Prince Dhirendra Bir Bikram Shah Dev of Nepal (अधिराजकुमार धिरेन्द्र बीर विक्रम शाह देव) (4 January 1950 – 1 June 2001) was the youngest son of King Mahendra of Nepal and his first wife, Crown Princess Indra.

==Education==

He studied with his brothers King Birendra and King Gyanendra in St Joseph's College, Darjeeling, India; and in 1969, he graduated from Tribhuvan University, Kathmandu.

==Life==
His mother Indra died due to birth complications.

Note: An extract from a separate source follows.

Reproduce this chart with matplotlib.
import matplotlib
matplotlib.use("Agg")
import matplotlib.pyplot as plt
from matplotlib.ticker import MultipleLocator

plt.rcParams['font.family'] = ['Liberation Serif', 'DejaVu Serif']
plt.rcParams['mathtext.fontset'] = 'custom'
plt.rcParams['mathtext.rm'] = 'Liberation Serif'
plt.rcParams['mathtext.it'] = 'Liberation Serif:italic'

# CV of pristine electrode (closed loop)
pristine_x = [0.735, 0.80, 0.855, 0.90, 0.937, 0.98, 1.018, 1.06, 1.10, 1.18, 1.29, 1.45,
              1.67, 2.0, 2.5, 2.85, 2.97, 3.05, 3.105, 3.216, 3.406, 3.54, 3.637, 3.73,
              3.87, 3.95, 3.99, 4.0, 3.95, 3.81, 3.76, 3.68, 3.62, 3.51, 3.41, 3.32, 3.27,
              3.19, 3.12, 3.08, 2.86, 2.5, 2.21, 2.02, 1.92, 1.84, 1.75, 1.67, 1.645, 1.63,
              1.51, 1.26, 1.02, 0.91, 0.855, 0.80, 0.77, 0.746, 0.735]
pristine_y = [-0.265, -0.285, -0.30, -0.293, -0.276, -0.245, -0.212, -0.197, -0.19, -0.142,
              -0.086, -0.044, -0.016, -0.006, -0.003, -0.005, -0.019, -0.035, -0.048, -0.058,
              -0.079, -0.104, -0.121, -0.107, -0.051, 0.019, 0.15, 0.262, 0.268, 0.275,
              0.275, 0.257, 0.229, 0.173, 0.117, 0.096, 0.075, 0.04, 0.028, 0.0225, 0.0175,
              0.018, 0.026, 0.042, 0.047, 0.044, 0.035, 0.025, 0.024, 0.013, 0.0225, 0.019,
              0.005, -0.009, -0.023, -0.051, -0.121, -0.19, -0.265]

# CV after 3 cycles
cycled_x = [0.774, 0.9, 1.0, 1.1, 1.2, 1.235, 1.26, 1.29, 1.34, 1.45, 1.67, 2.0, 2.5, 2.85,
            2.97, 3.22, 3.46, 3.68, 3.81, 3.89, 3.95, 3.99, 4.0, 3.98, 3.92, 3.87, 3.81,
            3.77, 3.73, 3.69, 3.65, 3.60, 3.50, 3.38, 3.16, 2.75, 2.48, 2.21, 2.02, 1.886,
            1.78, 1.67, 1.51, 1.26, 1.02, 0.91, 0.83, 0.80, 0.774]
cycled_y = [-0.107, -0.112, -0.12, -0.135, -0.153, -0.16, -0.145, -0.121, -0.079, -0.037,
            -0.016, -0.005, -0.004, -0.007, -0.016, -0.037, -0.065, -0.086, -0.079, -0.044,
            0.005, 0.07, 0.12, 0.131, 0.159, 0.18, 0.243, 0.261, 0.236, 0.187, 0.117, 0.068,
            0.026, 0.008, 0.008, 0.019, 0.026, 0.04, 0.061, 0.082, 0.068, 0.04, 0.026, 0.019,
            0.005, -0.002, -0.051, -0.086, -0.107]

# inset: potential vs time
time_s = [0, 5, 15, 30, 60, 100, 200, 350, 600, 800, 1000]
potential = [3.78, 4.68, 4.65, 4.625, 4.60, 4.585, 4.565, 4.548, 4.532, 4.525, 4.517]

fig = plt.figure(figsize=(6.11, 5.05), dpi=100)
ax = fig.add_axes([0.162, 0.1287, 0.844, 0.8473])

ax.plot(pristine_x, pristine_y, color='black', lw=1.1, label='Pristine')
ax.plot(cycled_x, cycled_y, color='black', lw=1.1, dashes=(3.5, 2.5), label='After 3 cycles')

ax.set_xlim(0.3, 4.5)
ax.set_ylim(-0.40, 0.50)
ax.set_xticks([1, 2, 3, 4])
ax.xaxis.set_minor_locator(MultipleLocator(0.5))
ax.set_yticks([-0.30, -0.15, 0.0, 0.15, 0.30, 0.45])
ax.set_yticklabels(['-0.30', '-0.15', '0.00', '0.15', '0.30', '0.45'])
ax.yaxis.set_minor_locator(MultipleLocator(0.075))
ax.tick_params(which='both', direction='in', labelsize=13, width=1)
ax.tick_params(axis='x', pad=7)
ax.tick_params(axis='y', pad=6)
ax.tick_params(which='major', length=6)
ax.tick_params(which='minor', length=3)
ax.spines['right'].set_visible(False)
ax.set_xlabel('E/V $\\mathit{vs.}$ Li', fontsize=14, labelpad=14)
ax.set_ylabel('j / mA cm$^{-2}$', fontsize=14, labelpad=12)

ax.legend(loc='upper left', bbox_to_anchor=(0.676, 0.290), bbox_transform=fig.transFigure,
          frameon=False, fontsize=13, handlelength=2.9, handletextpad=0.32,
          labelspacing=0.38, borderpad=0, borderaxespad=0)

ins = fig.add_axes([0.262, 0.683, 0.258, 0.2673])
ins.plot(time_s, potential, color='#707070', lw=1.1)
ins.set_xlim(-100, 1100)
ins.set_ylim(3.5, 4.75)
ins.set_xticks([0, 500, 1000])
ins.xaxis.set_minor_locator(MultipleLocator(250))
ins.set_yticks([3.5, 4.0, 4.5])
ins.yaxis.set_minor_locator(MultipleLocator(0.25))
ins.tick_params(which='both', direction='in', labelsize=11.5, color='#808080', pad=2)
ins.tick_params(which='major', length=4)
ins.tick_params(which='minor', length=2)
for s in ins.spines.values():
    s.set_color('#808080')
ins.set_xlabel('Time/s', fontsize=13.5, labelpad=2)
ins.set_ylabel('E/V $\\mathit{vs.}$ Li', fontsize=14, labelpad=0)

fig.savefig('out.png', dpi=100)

Prince Dhirendra was often described as the "wayward" one among Mahendra's sons. He was described as fun-loving, generous and kind. When he was in school, he was interested in theatre. Prince Dhirendra was also interested in sports. He had a black belt (2 Dan) in Judo from Kodokan Judo Institute, Japan. He was also a chief scout of Nepal and patron of the National Sports Council. In 1987, he was the chairman of the National Youth Services Foundation. In 1974, he represented the king at the coronation of Bhutanese King Jigme Singye Wangchuck.

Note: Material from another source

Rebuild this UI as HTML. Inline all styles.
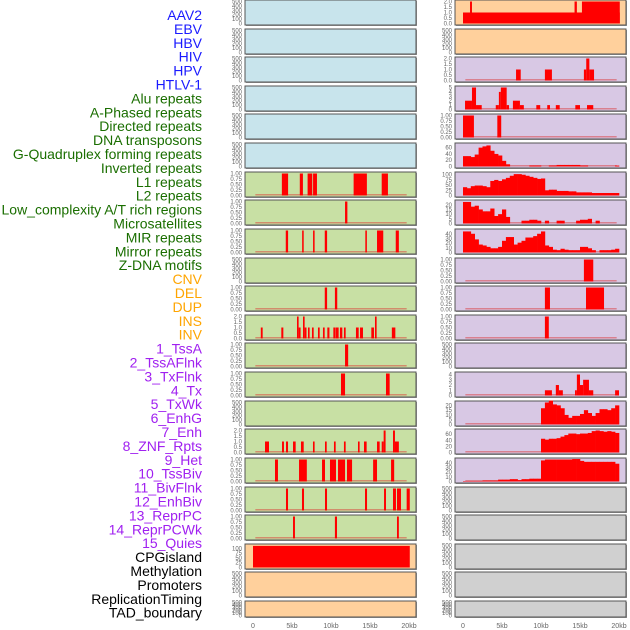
<!DOCTYPE html>
<html><head><meta charset="utf-8"><style>
html,body{margin:0;padding:0;background:#fff;}
svg{display:block;font-family:"Liberation Sans",sans-serif;}
</style></head><body>
<svg id="chart" width="630" height="630" xmlns="http://www.w3.org/2000/svg"></svg>
<script>
// ---- labels ----
const labelTexts = ["AAV2","EBV","HBV","HIV","HPV","HTLV-1","Alu repeats","A-Phased repeats","Directed repeats","DNA transposons","G-Quadruplex forming repeats","Inverted repeats","L1 repeats","L2 repeats","Low_complexity A/T rich regions","Microsatellites","MIR repeats","Mirror repeats","Z-DNA motifs","CNV","DEL","DUP","INS","INV","1_TssA","2_TssAFlnk","3_TxFlnk","4_Tx","5_TxWk","6_EnhG","7_Enh","8_ZNF_Rpts","9_Het","10_TssBiv","11_BivFlnk","12_EnhBiv","13_ReprPC","14_ReprPCWk","15_Quies","CPGisland","Methylation","Promoters","ReplicationTiming","TAD_boundary"];
const labelGroups = [6,13,5,15,5];
const groupColors = ["#1a1aff","#1a6e00","#ffa500","#a020f0","#000000"];
const xTickLabels = ["0","5kb","10kb","15kb","20kb"];
const xTickValues = [0,5,10,15,20];

// ---- left column segment data [startKb,endKb,value] ----
const segL1 = [[3.7,4.5,1],[6.0,6.4,1],[7.0,7.6,1],[7.7,8.2,1],[12.9,14.6,1],[16.5,17.3,1]];
const segL2 = [[11.8,12.1,1]];
const segMicro = [[4.2,4.5,1],[6.3,6.5,1],[7.7,7.9,1],[9.2,9.5,1],[14.4,14.6,1],[15.9,16.7,1],[18.3,18.7,1]];
const segMirror = [[9.2,9.5,1],[10.5,10.8,1]];
const segZDNA = [[1.0,1.24,1],[3.63,3.89,1],[5.64,5.85,2],[5.85,6.1,1],[6.41,6.62,2],[6.62,6.86,1],[7.05,7.26,1],[7.56,7.78,1],[8.33,8.55,1],[8.97,9.19,1],[9.53,9.8,1],[10.3,10.6,1],[10.64,10.98,1],[11.15,11.45,1],[11.66,11.88,1],[13.2,13.55,1],[13.72,14.1,1],[15.17,15.51,1],[15.64,15.85,2],[17.8,18.25,1]];
const segDEL = [[11.8,12.2,1]];
const segDUP = [[11.28,11.8,1],[17.05,17.52,1]];
const segINV = [[1.54,2.05,1],[3.72,3.97,1],[4.23,4.49,1],[5.13,5.47,1],[6.15,6.5,1],[7.69,7.9,1],[9.23,9.45,1],[10.38,10.6,1],[11.66,11.88,1],[13.46,13.67,1],[14.23,14.57,1],[15.9,16.24,1],[16.5,16.75,1],[16.75,17.0,2],[17.95,18.2,2],[18.2,18.7,1]];
const segTssA = [[2.82,3.2,1],[5.9,6.9,1],[8.85,9.23,1],[9.87,10.64,1],[10.9,11.8,1],[12.05,12.7,1],[15.4,15.9,1],[17.7,18.1,1]];
const segTssAFlnk = [[4.23,4.49,1],[6.28,6.54,1],[9.23,9.49,1],[14.36,14.62,1],[16.8,17.05,1],[17.95,18.33,1],[18.46,18.97,1],[19.7,20.1,1]];
const segTxFlnk = [[5.13,5.38,1],[10.5,10.77,1],[18.46,18.7,1]];
const segCPG = [[0,20.1,113]];

// ---- right column segment data ----
const segR0 = [[0,20.1,1],[0.9,1.15,2],[14.3,14.6,2],[15.25,20.1,2]];
const segR2 = [[6.8,7.4,1],[10.5,11.4,1],[15.5,15.8,1],[15.8,16.2,2],[16.2,16.8,1]];
const segR3 = [[0.26,1.15,2],[1.15,1.67,5],[1.67,2.4,1],[4.2,4.6,1],[4.6,4.85,4],[4.85,5.6,5],[5.6,5.9,1],[6.4,7.3,2],[7.3,7.8,1],[9.4,9.9,1],[10.8,11.15,1],[11.9,12.4,1],[14.4,15.0,1],[15.9,16.7,1]];
const segR4 = [[0,1.4,1],[4.4,4.9,1]];
const segR9 = [[15.5,16.7,1]];
const segR10 = [[10.5,11.15,1],[15.77,18.08,1]];
const segR11 = [[10.5,11.0,1]];
const segR13 = [[10.5,11.4,1],[11.9,12.3,2],[12.3,12.8,1],[14.36,14.6,1],[14.6,15.0,4],[15.0,15.4,2],[15.4,16.15,3],[16.15,16.7,1],[19.5,20.0,1]];

// ---- right column binned data (0.5kb bins, 0..20kb) ----
const binR5 = [33,33,30,38,60,64,67,50,40,35,18,7,0,0,0,0,0,3,3,3,0,0,3,3,5,5,5,5,5,5,3,3,0,0,0,0,0,0,0,3];
const binR6 = [40,35,45,48,48,45,40,70,75,70,78,85,95,103,103,100,95,90,85,80,82,25,28,28,22,22,22,20,20,15,15,15,15,12,12,12,12,12,12,12];
const binR7 = [23,23,18,19,15,13,13,16,8,10,15,7,0,0,0,3,3,4,4,3,0,3,0,0,3,3,0,0,0,3,4,4,5,0,3,0,0,0,0,0];
const binR8 = [45,45,40,28,17,15,12,9,9,12,25,33,33,17,21,25,32,32,35,40,45,15,12,6,5,8,6,5,5,5,12,12,9,5,0,5,5,5,6,8];
const binR14 = [0,0,0,0,0,0,0,0,0,0,0,0,0,0,0,0,0,0,0,0,17,23,25,21,20,17,10,7,9,9,11,15,12,9,12,16,16,15,17,20];
const binR15 = [0,0,0,0,0,0,0,0,0,0,0,0,0,0,0,0,0,0,0,0,45,42,45,45,47,52,57,62,62,60,62,62,64,70,72,70,68,70,68,64];
const binR16 = [1,1,1,1,1,2,2,2,2,4,4,4,5,5,3,5,5,6,6,6,45,47,47,47,47,47,47,47,48,48,44,42,42,42,42,42,42,42,42,38];

const t500 = [0,100,200,300,400,500];
const t1 = ["0.00","0.25","0.50","0.75","1.00"];
const t2 = ["0.0","0.5","1.0","1.5","2.0"];
const BLUE="#c8e4ec", GREEN="#c8e0a4", ORANGE="#ffd09c", PURPLE="#d8c8e4", GRAY="#d0d0d0";

const panels = [
 // left column
 {c:0,r:0,bg:BLUE,n:"aav2"},{c:0,r:1,bg:BLUE,n:"ebv"},{c:0,r:2,bg:BLUE,n:"hbv"},{c:0,r:3,bg:BLUE,n:"hiv"},{c:0,r:4,bg:BLUE,n:"hpv"},{c:0,r:5,bg:BLUE,n:"htlv1"},
 {c:0,r:6,bg:GREEN,n:"l1",seg:segL1,ticks:t1,max:1},
 {c:0,r:7,bg:GREEN,n:"l2",seg:segL2,ticks:t1,max:1},
 {c:0,r:8,bg:GREEN,n:"microsatellites",seg:segMicro,ticks:t1,max:1},
 {c:0,r:9,bg:GREEN,n:"mir"},
 {c:0,r:10,bg:GREEN,n:"mirror",seg:segMirror,ticks:t1,max:1},
 {c:0,r:11,bg:GREEN,n:"zdna",seg:segZDNA,ticks:t2,max:2},
 {c:0,r:12,bg:GREEN,n:"del",seg:segDEL,ticks:t1,max:1},
 {c:0,r:13,bg:GREEN,n:"dup",seg:segDUP,ticks:t1,max:1},
 {c:0,r:14,bg:GREEN,n:"ins"},
 {c:0,r:15,bg:GREEN,n:"inv",seg:segINV,ticks:t2,max:2},
 {c:0,r:16,bg:GREEN,n:"tssa",seg:segTssA,ticks:t1,max:1},
 {c:0,r:17,bg:GREEN,n:"tssaflnk",seg:segTssAFlnk,ticks:t1,max:1},
 {c:0,r:18,bg:GREEN,n:"txflnk",seg:segTxFlnk,ticks:t1,max:1},
 {c:0,r:19,bg:ORANGE,n:"cpgisland",seg:segCPG,ticks:["0","25","50","75","100"],tv:[0,25,50,75,100],max:115,nobase:true},
 {c:0,r:20,bg:ORANGE,n:"methylation"},{c:0,r:21,bg:ORANGE,n:"promoters"},
 // right column
 {c:1,r:0,bg:ORANGE,n:"r-aav2",seg:segR0,ticks:t2,max:2,nobase:true},
 {c:1,r:1,bg:ORANGE,n:"r-ebv"},
 {c:1,r:2,bg:PURPLE,n:"r-hiv",seg:segR2,ticks:t2,max:2},
 {c:1,r:3,bg:PURPLE,n:"r-alu",seg:segR3,ticks:["0","1","2","3","4","5"],tv:[0,1,2,3,4,5],max:5},
 {c:1,r:4,bg:PURPLE,n:"r-dna-transposons",seg:segR4,ticks:t1,max:1},
 {c:1,r:5,bg:PURPLE,n:"r-gquad",bins:binR5,ticks:["0","20","40","60"],tv:[0,20,40,60],max:70},
 {c:1,r:6,bg:PURPLE,n:"r-l1",bins:binR6,ticks:["0","25","50","75","100"],tv:[0,25,50,75,100],max:106},
 {c:1,r:7,bg:PURPLE,n:"r-lowcomplex",bins:binR7,ticks:["0","5","10","15","20"],tv:[0,5,10,15,20],max:23.5},
 {c:1,r:8,bg:PURPLE,n:"r-mir",bins:binR8,ticks:["0","10","20","30","40"],tv:[0,10,20,30,40],max:47},
 {c:1,r:9,bg:PURPLE,n:"r-zdna",seg:segR9,ticks:t1,max:1},
 {c:1,r:10,bg:PURPLE,n:"r-del",seg:segR10,ticks:t1,max:1},
 {c:1,r:11,bg:PURPLE,n:"r-dup",seg:segR11,ticks:t1,max:1},
 {c:1,r:12,bg:PURPLE,n:"r-ins"},
 {c:1,r:13,bg:PURPLE,n:"r-tssa",seg:segR13,ticks:["0","1","2","3","4"],tv:[0,1,2,3,4],max:4.2},
 {c:1,r:14,bg:PURPLE,n:"r-txflnk",bins:binR14,ticks:["0","5","10","15","20"],tv:[0,5,10,15,20],max:23},
 {c:1,r:15,bg:PURPLE,n:"r-enhg",bins:binR15,ticks:["0","20","40","60"],tv:[0,20,40,60],max:72},
 {c:1,r:16,bg:PURPLE,n:"r-znf",bins:binR16,ticks:["0","10","20","30","40"],tv:[0,10,20,30,40],max:47},
 {c:1,r:17,bg:GRAY,n:"r-het"},{c:1,r:18,bg:GRAY,n:"r-tssbiv"},{c:1,r:19,bg:GRAY,n:"r-bivflnk"},{c:1,r:20,bg:GRAY,n:"r-enhbiv"},{c:1,r:21,bg:GRAY,n:"r-reprpc"}
];

const NS="http://www.w3.org/2000/svg";
const svg=document.getElementById('chart');
function mk(tag,attrs,parent){const e=document.createElementNS(NS,tag);for(const k in attrs)e.setAttribute(k,attrs[k]);(parent||svg).appendChild(e);return e;}

// labels
let li=0;
labelGroups.forEach((cnt,g)=>{for(let k=0;k<cnt;k++){
  const t=mk('text',{x:202,y:20+li*13.9,'text-anchor':'end','font-size':14,fill:groupColors[g]});
  
  
  t.textContent=labelTexts[li]; li++;}});

const colX=[245,455], colZero=[253,463], KB=7.8, PW=171;
function xScale(c,kb){return colZero[c]+kb*KB;}
function rowTop(r){return Math.round(r*28.62);}
function rowH(r){return r===21?16:25;}

panels.forEach(p=>{
  const top=rowTop(p.r), h=rowH(p.r), x0=colX[p.c];
  const g=mk('g',{});
  
  
  mk('rect',{x:x0+1,y:top+1,width:PW,height:h,fill:'#999'},g);
  mk('rect',{x:x0,y:top,width:PW,height:h,fill:p.bg,stroke:'#555','stroke-width':1},g);
  const y0=top+h-1.5, y1=top+1.5;
  const ticks=p.ticks||t500.map(String);
  const tv=p.tv||(p.ticks?p.ticks.map(Number):t500);
  const max=p.max||500;
  const ys=v=>y0-(v/max)*(y0-y1);
  ticks.forEach((lab,i)=>{
    const t=mk('text',{x:x0-3,y:ys(tv[i])+2,'text-anchor':'end','font-size':6,fill:'#666'},g);
    
    
    t.textContent=lab;});
  if(p.seg||p.bins){
    if(!p.nobase){const b=mk('rect',{x:xScale(p.c,0.3),y:y0-1.5,width:19.4*KB,height:1.5,fill:'rgba(220,40,40,0.45)'},g);
      }
  }
  if(p.seg){p.seg.forEach(s=>{
    const r=mk('rect',{x:xScale(p.c,s[0]),y:ys(s[2]),width:Math.max(1,(s[1]-s[0])*KB),height:y0-ys(s[2]),fill:'#ff0000'},g);
    
    });}
  if(p.bins){p.bins.forEach((v,i)=>{ if(v<=0) return;
    const r=mk('rect',{x:xScale(p.c,i*0.5),y:ys(v),width:0.5*KB+0.3,height:y0-ys(v),fill:'#ff0000'},g);
    
    });}
});

// x axes
[0,1].forEach(c=>{xTickValues.forEach((v,i)=>{
  const t=mk('text',{x:xScale(c,v),y:628,'text-anchor':'middle','font-size':7,fill:'#666'});
  
  
  t.textContent=xTickLabels[i];});});
</script>
</body></html>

Prince Dhirendra renounced his title of Prince and the style of His Royal Highness because of his relationship with a foreigner in December 1987. After that, he lived in England until he returned to Nepal in 1998.

==Marriages and family==

On 13 May 1973, he married his second cousin (and the sister of the wives of his brothers, Queen Aishwarya and Queen Komal), Princess Prekshya (19 January 1956 – 12 November 2001). From this marriage, he had three daughters:

- Princess Puja Rajya Lakshmi Devi Shahi (b. 24 March 1977). She married Captain Dr Rajiv Raj Shahi in 1998. She had children;
- Princess Dilasha Rajya Lakshmi Devi Rana (b. 4 August 1979). She married in 2003 Kumar Adarsha Bikram Rana. She had children;
- Princess Sitashma Rajya Lakshmi Devi Shah (b. 11 May 1981). She married Abinesh Shah in 2003. She had children.

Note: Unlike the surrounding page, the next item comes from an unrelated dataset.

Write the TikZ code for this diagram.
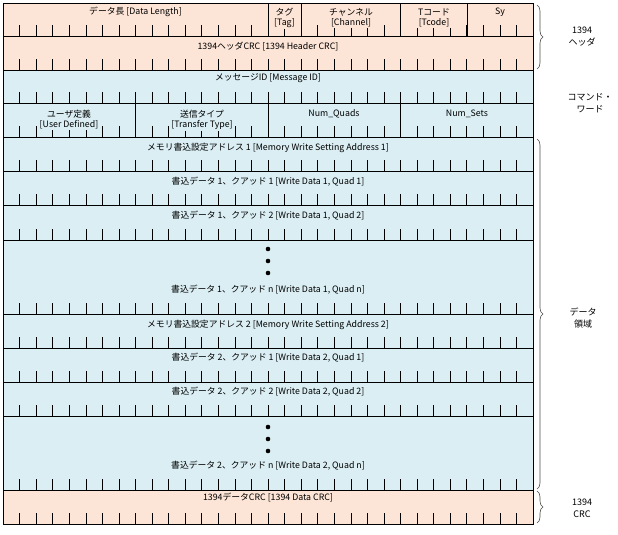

The couple did not get along. He and Prekshya separated when he renounced the style of Royal Highness, which Prekshya did not. Dhirendra went to live in London with an English woman who became his partner.

==Death==

Dhirendra was killed in the June 1, 2001 royal massacre at Narayanhiti Royal Palace, during one of his rare visits to the country. He was due to regain his title and place in the line of succession.

==Styles==
- 1950 - 1972: His Royal Highness Sri Panch Adhirajkumar Dhirendra Bir Bikram Shah Deva.
- 1972 - 1986: Colonel His Royal Highness Suprasidha-Prabala-Gorkha-Dakshina-Bahu Sri Panch Adhirajkumar Dhirendra Bir Bikram Shah Deva.
- 1986 - 1987: Colonel His Royal Highness Suprasidha-Prabala-Gorkha-Dakshina-Bahu Sri Panch Adhirajkumar Sir Dhirendra Bir Bikram Shah Deva, GCMG.
- 1987 - 2001: Suprasidha-Prabala-Gorkha-Dakshina-Bahu Sir Dhirendra Bir Bikram Shah Deva, GCMG.

==Honours==
- 2 May 1956: King Mahendra Coronation Medal.
- 13 April 1972: Order of the Gurkha Right Hand, 1st class (Suprasidha-Prabala-Gorkha-Dakshina-Bahu).
- 24 February 1975: King Birendra Coronation Medal.
- 17 February 1986: Knight Grand Cross of the Order of St Michael and St George (GCMG).
- 24 February 1997: Commemorative Silver Jubilee Medal of King Birendra.